At some point after Spock becomes the captain but before Kirk does, he gives an order to Chekov who replies "Aye, Commander", then immediately corrects himself, saying "Ah! Captain, sorry, captain". Although Spock was in command and was made "the captain" by Pike, he still retained the rank of commander. Was Chekov wrong, in the sense that he could have been reprimanded as per Starfleet regulations, for calling Spock "Commander"?
Commander and Captain are (in current Naval practice) both ranks, but "Captain" is a job. One can be "the Captain" (commanding officer) without holding the rank of Captain (JFK was captain of a PT boat while holding the rank of LT). However, for clarity and courtesy it is the practice to refer to the Commanding Officer as Captain regardless of rank. Chekov had made an understandable mistake, but it is not likely to result in a reprimand (repeated misaddressal might lead to reprimand and charges).
Quote from Wikipedia (itself paraphrasing The Naval Officer's Guide):
Any naval officer who commands a ship is addressed by naval custom as "captain" while aboard in command, regardless of their actual rank, even though technically an officer of below the rank of captain is more correctly titled the commanding officer, or C.O. Officers with the rank of captain travelling aboard a vessel they do not command should be addressed by their rank and name (e.g., "Captain Smith"), but they should not be referred to as "the captain" to avoid confusion with the vessel's captain
Per the Manual for Courts-Martial (IV-21, paragraph 15; p. 329 of the PDF), the elements of Article 89 (Disrespect to a Superior Officer) are:
- Disrespect toward superior commissioned officer.
- (a) That the accused did or omitted certain acts or used certain language to or concerning a certain commissioned officer;
- (b) That such behavior or language was directed toward that officer;
- (c) That the officer toward whom the acts, omissions, or words were directed was the superior commissioned officer of the accused;
- (d) That the accused then knew that the commissioned officer toward whom the acts, omissions, or words were directed was the accused’s superior commissioned officer; and
- (e) That, under the circumstances, the behavior or language was disrespectful to that commissioned officer.

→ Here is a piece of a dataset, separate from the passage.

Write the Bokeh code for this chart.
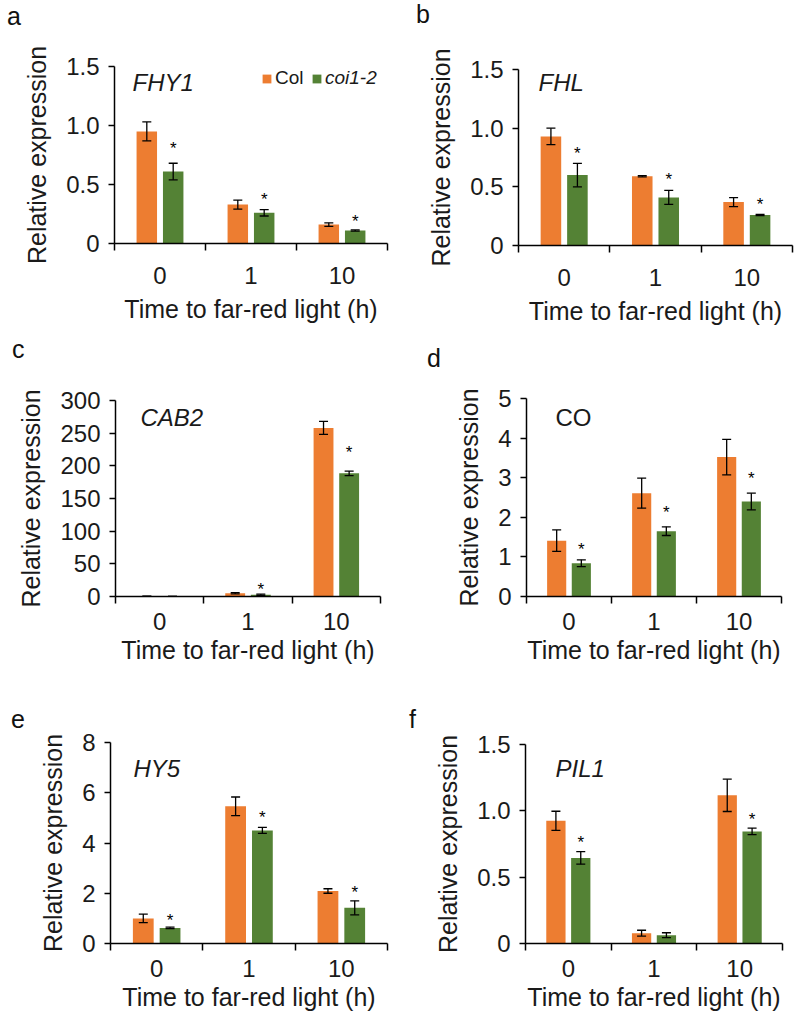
from bokeh.plotting import figure
from bokeh.models import (Range1d, FixedTicker, Label, Legend, LegendItem, Whisker,
                          ColumnDataSource, TeeHead, Div)
from bokeh.layouts import row, column
from bokeh.embed import file_html
from bokeh.resources import INLINE
from bokeh.core.properties import value

# ---------------- data ----------------
times = ["0", "1", "10"]
series = ["Col", "coi1-2"]
xlabel = "Time to far-red light (h)"
ylabel = "Relative expression"

fhy1_col = [0.95, 0.33, 0.16]
fhy1_col_err = [0.08, 0.038, 0.015]
fhy1_coi = [0.61, 0.26, 0.11]
fhy1_coi_err = [0.07, 0.027, 0.005]
fhy1_star = [0.84, 0.41, 0.22]

fhl_col = [0.93, 0.59, 0.37]
fhl_col_err = [0.07, 0.005, 0.038]
fhl_coi = [0.60, 0.41, 0.26]
fhl_coi_err = [0.10, 0.06, 0.005]
fhl_star = [0.82, 0.60, 0.38]

cab2_col = [0.3, 5.0, 258]
cab2_col_err = [0.1, 1.0, 10]
cab2_coi = [0.2, 2.5, 188.5]
cab2_coi_err = [0.1, 1.0, 3.5]
cab2_star = [None, 17, 227]

co_col = [1.41, 2.61, 3.52]
co_col_err = [0.27, 0.38, 0.45]
co_coi = [0.84, 1.65, 2.40]
co_coi_err = [0.085, 0.11, 0.21]
co_star = [1.28, 2.21, 3.07]

hy5_col = [1.0, 5.46, 2.09]
hy5_col_err = [0.17, 0.37, 0.09]
hy5_coi = [0.62, 4.50, 1.42]
hy5_coi_err = [0.03, 0.12, 0.28]
hy5_star = [1.06, 5.18, 2.19]

pil1_col = [0.925, 0.078, 1.117]
pil1_col_err = [0.072, 0.022, 0.122]
pil1_coi = [0.645, 0.063, 0.845]
pil1_coi_err = [0.047, 0.018, 0.025]
pil1_star = [0.794, None, 0.965]

yticks_frac = [0, 0.5, 1.0, 1.5]
ylabels_frac = ["0", "0.5", "1.0", "1.5"]
yticks_cab2 = [0, 50, 100, 150, 200, 250, 300]
yticks_co = [0, 1, 2, 3, 4, 5]
yticks_hy5 = [0, 2, 4, 6, 8]

ORANGE = "#ED7D31"
GREEN = "#548235"
FONT = "Liberation Sans"
TXT = "#1a1a1a"


def panel(gene, gene_style, col, col_err, coi, coi_err, stars,
          yticks, ylabels, fw, fh, left, top, tot_w, tot_h, gene_xy,
          xstand, xlstand, legend=False):
    ymax = yticks[-1]
    p = figure(frame_width=fw, frame_height=fh, x_range=Range1d(0, len(times)),
               y_range=Range1d(0, ymax), output_backend="svg", toolbar_location=None,
               min_border_left=left, min_border_top=top,
               min_border_right=tot_w - left - fw, min_border_bottom=tot_h - top - fh)
    p.outline_line_color = None
    p.grid.visible = False
    p.background_fill_color = "white"
    p.border_fill_color = "white"

    xc = [i + 0.5 - 0.145 for i in range(len(times))]
    xg = [i + 0.5 + 0.145 for i in range(len(times))]
    s1 = ColumnDataSource(dict(x=xc, top=col, up=[v + e for v, e in zip(col, col_err)],
                               lo=[v - e for v, e in zip(col, col_err)]))
    s2 = ColumnDataSource(dict(x=xg, top=coi, up=[v + e for v, e in zip(coi, coi_err)],
                               lo=[v - e for v, e in zip(coi, coi_err)]))
    r1 = p.vbar(x="x", top="top", bottom=0, width=0.225, source=s1,
                fill_color=ORANGE, line_color=None)
    r2 = p.vbar(x="x", top="top", bottom=0, width=0.225, source=s2,
                fill_color=GREEN, line_color=None)
    for s in (s1, s2):
        w = Whisker(base="x", upper="up", lower="lo", source=s, dimension="height",
                    line_color="black", line_width=1.3, level="overlay",
                    upper_head=TeeHead(size=9, line_color="black", line_width=1.3),
                    lower_head=TeeHead(size=9, line_color="black", line_width=1.3))
        p.add_layout(w)

    sx = [x for x, s in zip(xg, stars) if s is not None]
    sy = [s for s in stars if s is not None]
    p.text(x=sx, y=sy, text=["*"] * len(sx), text_align="center",
           text_baseline="middle", text_font=value(FONT), text_font_size="17px",
           text_color="black", y_offset=4)

    # axes
    xa = p.xaxis[0]
    xa.ticker = FixedTicker(ticks=[i + 0.5 for i in range(len(times))],
                            minor_ticks=list(range(len(times) + 1)))
    xa.major_label_overrides = {i + 0.5: t for i, t in enumerate(times)}
    xa.major_tick_line_color = None
    xa.major_tick_out = 0
    xa.major_tick_in = 0
    xa.minor_tick_in = 0
    xa.minor_tick_out = 7
    xa.minor_tick_line_width = 1.5
    xa.minor_tick_line_color = "black"
    xa.axis_line_width = 1.5
    xa.axis_line_color = "black"
    xa.major_label_standoff = xstand
    xa.major_label_text_font = FONT
    xa.major_label_text_font_size = "24px"
    xa.major_label_text_color = TXT
    xa.axis_label = xlabel
    xa.axis_label_text_font = FONT
    xa.axis_label_text_font_size = "25px"
    xa.axis_label_text_font_style = "normal"
    xa.axis_label_text_color = TXT
    xa.axis_label_standoff = xlstand

    ya = p.yaxis[0]
    ya.ticker = FixedTicker(ticks=yticks, minor_ticks=[])
    ya.major_label_overrides = {t: l for t, l in zip(yticks, ylabels)}
    ya.major_tick_out = 6
    ya.major_tick_in = 0
    ya.major_tick_line_width = 1.5
    ya.axis_line_width = 1.5
    ya.major_label_standoff = 9
    ya.major_label_text_font = FONT
    ya.major_label_text_font_size = "24px"
    ya.major_label_text_color = TXT
    ya.axis_label = ylabel
    ya.axis_label_text_font = FONT
    ya.axis_label_text_font_size = "25px"
    ya.axis_label_text_font_style = "normal"
    ya.axis_label_text_color = TXT
    ya.axis_label_standoff = 12

    p.add_layout(Label(x=gene_xy[0], y=gene_xy[1], x_units="screen", y_units="screen",
                       text=gene, text_font=FONT, text_font_size="24px",
                       text_font_style=gene_style, text_color=TXT,
                       text_baseline="alphabetic"))

    if legend:
        lg1 = Legend(items=[LegendItem(label=series[0], renderers=[r1])],
                     location=(147, 154), orientation="horizontal",
                     glyph_width=11, glyph_height=11, label_standoff=3,
                     label_text_font=FONT, label_text_font_size="19px",
                     label_text_color=TXT,
                     border_line_color=None, background_fill_alpha=0,
                     padding=0, margin=0)
        lg2 = Legend(items=[LegendItem(label=series[1], renderers=[r2])],
                     location=(197, 154), orientation="horizontal",
                     glyph_width=11, glyph_height=11, label_standoff=3,
                     label_text_font=FONT, label_text_font_size="19px",
                     label_text_font_style="italic", label_text_color=TXT,
                     border_line_color=None, background_fill_alpha=0,
                     padding=0, margin=0)
        p.add_layout(lg1, "center")
        p.add_layout(lg2, "center")
    return p


def letter_div(letter, w, h, pad_left, pad_top):
    html = (f'<div style="padding-left:{pad_left}px;padding-top:{pad_top}px;'
            f'font-size:25px;line-height:25px;font-family:\'Liberation Sans\';'
            f'color:#111111;">{letter}</div>')
    return Div(text=html, width=w, height=h, margin=0)


# row 1 (height 330): letter strip 30
pa = panel("FHY1", "italic", fhy1_col, fhy1_col_err, fhy1_coi, fhy1_coi_err, fhy1_star,
           yticks_frac, ylabels_frac, 273, 177, 114, 36, 400, 300, (18, 161), 16, 8,
           legend=True)
pb = panel("FHL", "italic", fhl_col, fhl_col_err, fhl_coi, fhl_coi_err, fhl_star,
           yticks_frac, ylabels_frac, 274, 176, 118, 39, 399, 300, (20, 163), 16, 8)
# row 2 (height 335): letter strip 40
pc = panel("CAB2", "italic", cab2_col, cab2_col_err, cab2_coi, cab2_coi_err, cab2_star,
           yticks_cab2, [str(t) for t in yticks_cab2], 265, 196, 115, 30, 400, 295,
           (25, 179), 9, 3)
pd = panel("CO", "normal", co_col, co_col_err, co_coi, co_coi_err, co_star,
           yticks_co, [str(t) for t in yticks_co], 255, 198, 126, 28, 399, 295,
           (29, 179), 9, 3)
# row 3 (height 353): letter strip 64
pe = panel("HY5", "italic", hy5_col, hy5_col_err, hy5_coi, hy5_coi_err, hy5_star,
           yticks_hy5, [str(t) for t in yticks_hy5], 277, 201, 110, 12, 400, 289,
           (23, 175), 9, 3)
pf = panel("PIL1", "italic", pil1_col, pil1_col_err, pil1_coi, pil1_coi_err, pil1_star,
           yticks_frac, ylabels_frac, 257, 199, 125, 14, 399, 289,
           (30, 175), 9, 3)

layout = column(
    row(column(letter_div("a", 400, 30, 7, 4), pa),
        column(letter_div("b", 399, 30, 16, 2), pb)),
    row(column(letter_div("c", 400, 40, 12, 7), pc),
        column(letter_div("d", 399, 40, 27, 16), pd)),
    row(column(letter_div("e", 400, 64, 11, 41), pe),
        column(letter_div("f", 399, 64, 9, 41), pf)),
)
open("out.html", "w").write(file_html(layout, INLINE))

Note, I am assuming that US Navy practices carry forward to Starfleet - but Roddenberry's rules for believability state that if you can't imagine a good current US Navy officer doing something, then it shouldn't happen in Star Trek.
DAX: Are you two ever going to be finished?
NOG: Just a few more minutes, Commander.
O'BRIEN: That's Captain. It's an old naval tradition. Whoever's in command of a ship, regardless of rank, is referred to as Captain.
The fact that O'Brien calls it a tradition, and not a regulation, indicates that there probably would not be any punishment for Nog calling Dax 'Commander'.